The funny part is – and I didn’t plan it deliberately – those pajamas went to their final resting place in the city where they were bought two and a half years and some 75,000 miles ago. Isn’t life wonderful?
Ernie’s praised
This column has never been published regularly in Tucson, but has been running recently as a substitute for Westbrook Pegler’s while he was on vacation.
Consequently the paper sent one of its reporters over to the hotel to see what kind of monstrosity I really was. During our conversation the reporter said:
“I’ve been reading your column for a few weeks. Much to my amazement, it’s pretty good.”
I didn’t know whether to hit him, or take him out and buy him a drink. Much to his amazement! Fah upon him. Much to MY amazement would be a better way to put it.
The other day, when I was visiting the Peglers, we got to talking about picking up hitch-hikers. I don’t ordinarily, but nowadays I always stop for anybody in uniform. Peg does, too, but he doesn’t trust even a soldier hitch-hiker too far.

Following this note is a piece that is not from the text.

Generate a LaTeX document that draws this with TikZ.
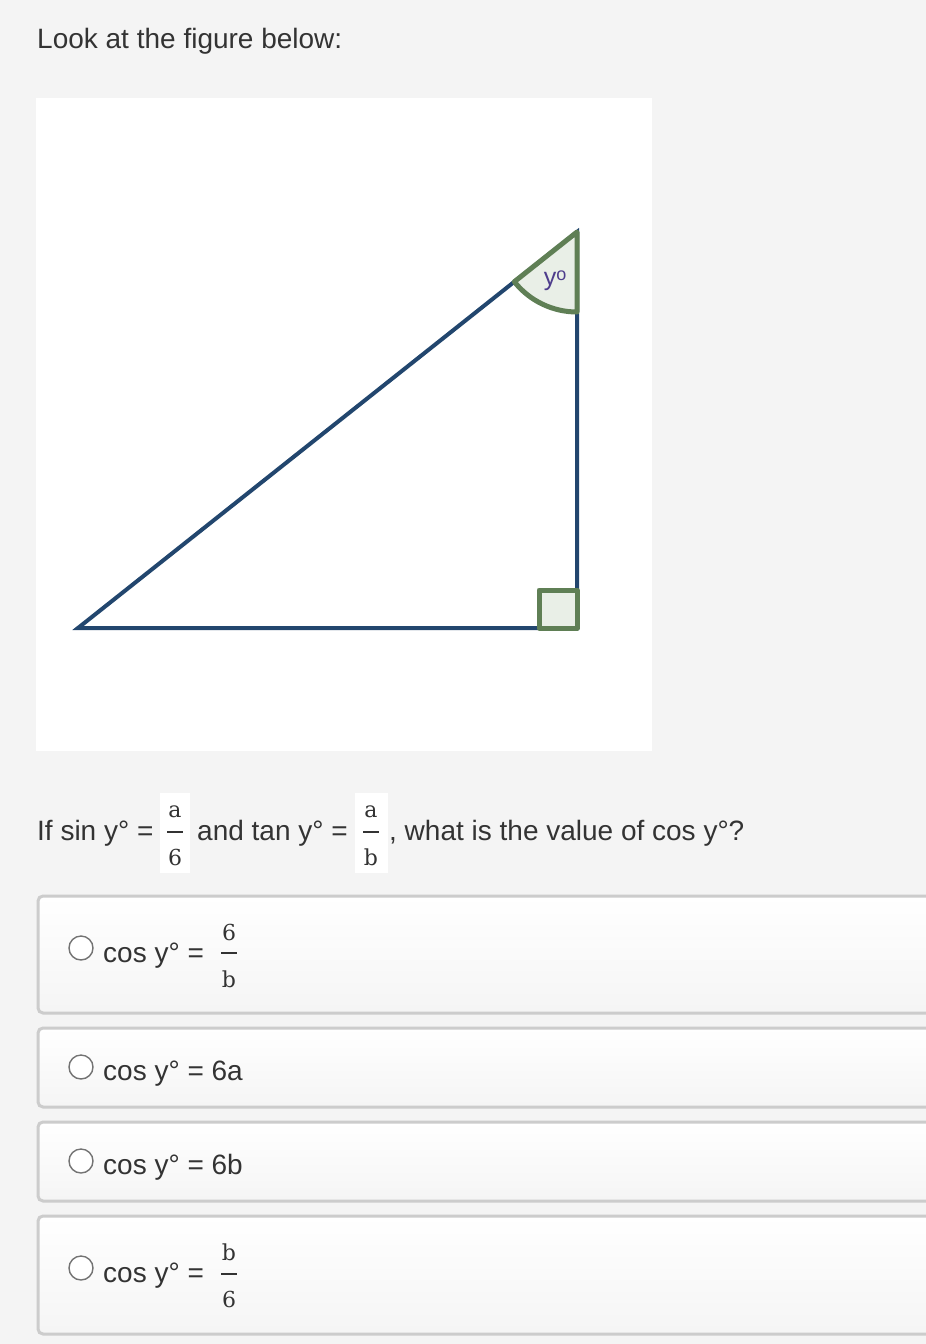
\documentclass[tikz,border=0pt]{standalone}
\usepackage{fontspec}
\setmainfont{Liberation Sans}
\newfontfamily\fracfont{DejaVu Serif}
\definecolor{bgc}{HTML}{F4F4F4}
\definecolor{txt}{HTML}{333333}
\definecolor{tri}{HTML}{22466E}
\definecolor{grn}{HTML}{5F7F55}
\definecolor{grnf}{HTML}{E9EFE7}
\definecolor{lbl}{HTML}{4E3D8C}
\definecolor{boxb}{HTML}{CCCCCC}
\tikzset{
  body/.style={text=txt, font=\fontsize{28}{32}\selectfont, inner sep=0pt, anchor=base west},
  fracnum/.style={text=txt, font=\fracfont\fontsize{22}{26}\selectfont, inner sep=0pt},
  optbox/.style={draw=boxb, line width=3pt, rounded corners=5pt, top color=white, bottom color=white!96!black},
  radio/.style={draw=black!55, line width=1.4pt, fill=white},
  triline/.style={draw=tri, line width=4pt},
  grnline/.style={draw=grn, line width=5pt, line join=round},
  fbar/.style={draw=txt, line width=1.4pt},
}
\begin{document}
\begin{tikzpicture}[x=1pt,y=-1pt]
\useasboundingbox (0,0) rectangle (926,1344);
\clip (0,0) rectangle (926,1344);
\fill[bgc] (0,0) rectangle (926,1344);
\node[body] (title) at (37,48) {Look at the figure below:};
% figure panel
\fill[white] (36,98) rectangle (652,751);
\coordinate (A) at (78,628);
\coordinate (C) at (577,628);
\coordinate (B) at (577,232);
\draw[triline] (A) -- (C) -- (B) -- cycle;
% angle marker
\filldraw[grnline, fill=grnf] (B) -- ++(141.56:80) arc[start angle=141.56, end angle=90, radius=80] -- cycle;
\node[text=lbl, font=\fontsize{25}{27}\selectfont, inner sep=0pt] (ylab) at (555,281) {y\raisebox{5pt}{\fontsize{18}{20}\selectfont o}};
% right angle square
\filldraw[grnline, fill=grnf] (539,590) rectangle (C);
% question
\node[body] (q1) at (37,840) {If sin y° =};
\fill[white] (160,793) rectangle (190,873);
\node[fracnum] (fa1) at (175,812) {a};
\draw[fbar] (167,832) -- (183,832);
\node[fracnum] (f61) at (175,857) {6};
\node[body] (q2) at (197,840) {and tan y° =};
\fill[white] (355,793) rectangle (388,873);
\node[fracnum] (fa2) at (371,812) {a};
\draw[fbar] (363,832) -- (379,832);
\node[fracnum] (fb2) at (371,857) {b};
\node[body] (q3) at (389,840) {, what is the value of cos y°?};
% options
\path[optbox] (38,896) rectangle (960,1013);
\path[optbox] (38,1028) rectangle (960,1107);
\path[optbox] (38,1122) rectangle (960,1201);
\path[optbox] (38,1216) rectangle (960,1334);
% option 1
\draw[radio] (81,948) circle[radius=12];
\node[body] (o1) at (103,962) {cos y° =};
\node[fracnum] (o1n) at (229,932) {6};
\draw[fbar] (221,953) -- (237,953);
\node[fracnum] (o1d) at (229,979) {b};
% option 2
\draw[radio] (81,1067) circle[radius=12];
\node[body] (o2) at (103,1080) {cos y° = 6a};
% option 3
\draw[radio] (81,1161) circle[radius=12];
\node[body] (o3) at (103,1174) {cos y° = 6b};
% option 4
\draw[radio] (81,1268) circle[radius=12];
\node[body] (o4) at (103,1282) {cos y° =};
\node[fracnum] (o4n) at (229,1252) {b};
\draw[fbar] (221,1274) -- (237,1274);
\node[fracnum] (o4d) at (229,1299) {6};
\end{tikzpicture}
\end{document}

So I got to telling about the soldier hitch-hiker I picked up the other day and carried for 400 miles. This soldier told me that his request for leave came through so unexpectedly he didn’t have time to get money wired from home, so he started out without a penny.

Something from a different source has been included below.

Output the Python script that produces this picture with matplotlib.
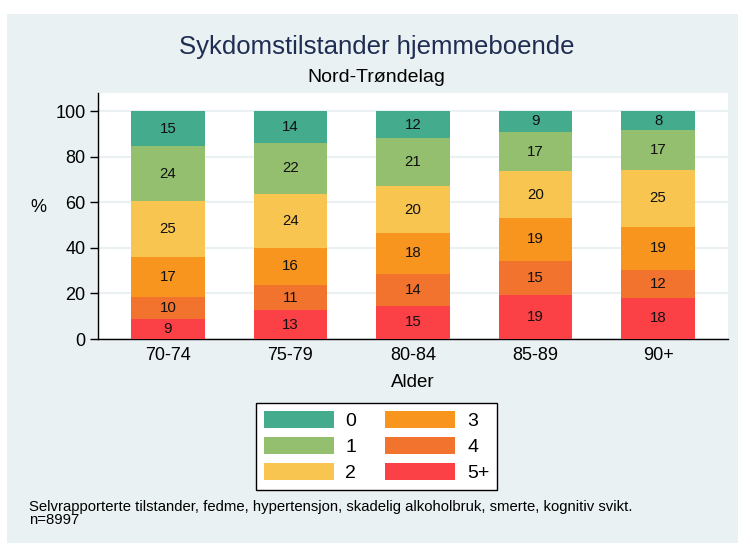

He had a long way to go and his time was short, so I lent him $10 so he could eat, and also ride the busses at night when hitch-hiking would be slow. He said he would send the money as soon as he got home.
“I’ll bet you $10 you never get your $10 back,” Pegler said. So the bet is on.
Soldier, don’t let me down. I want that $10 of Mr. Pegler’s awful bad. Everybody else tries to hook him because they think he’s rich, so I don’t see why I shouldn’t have my share.
I’ll let you know how it turns out.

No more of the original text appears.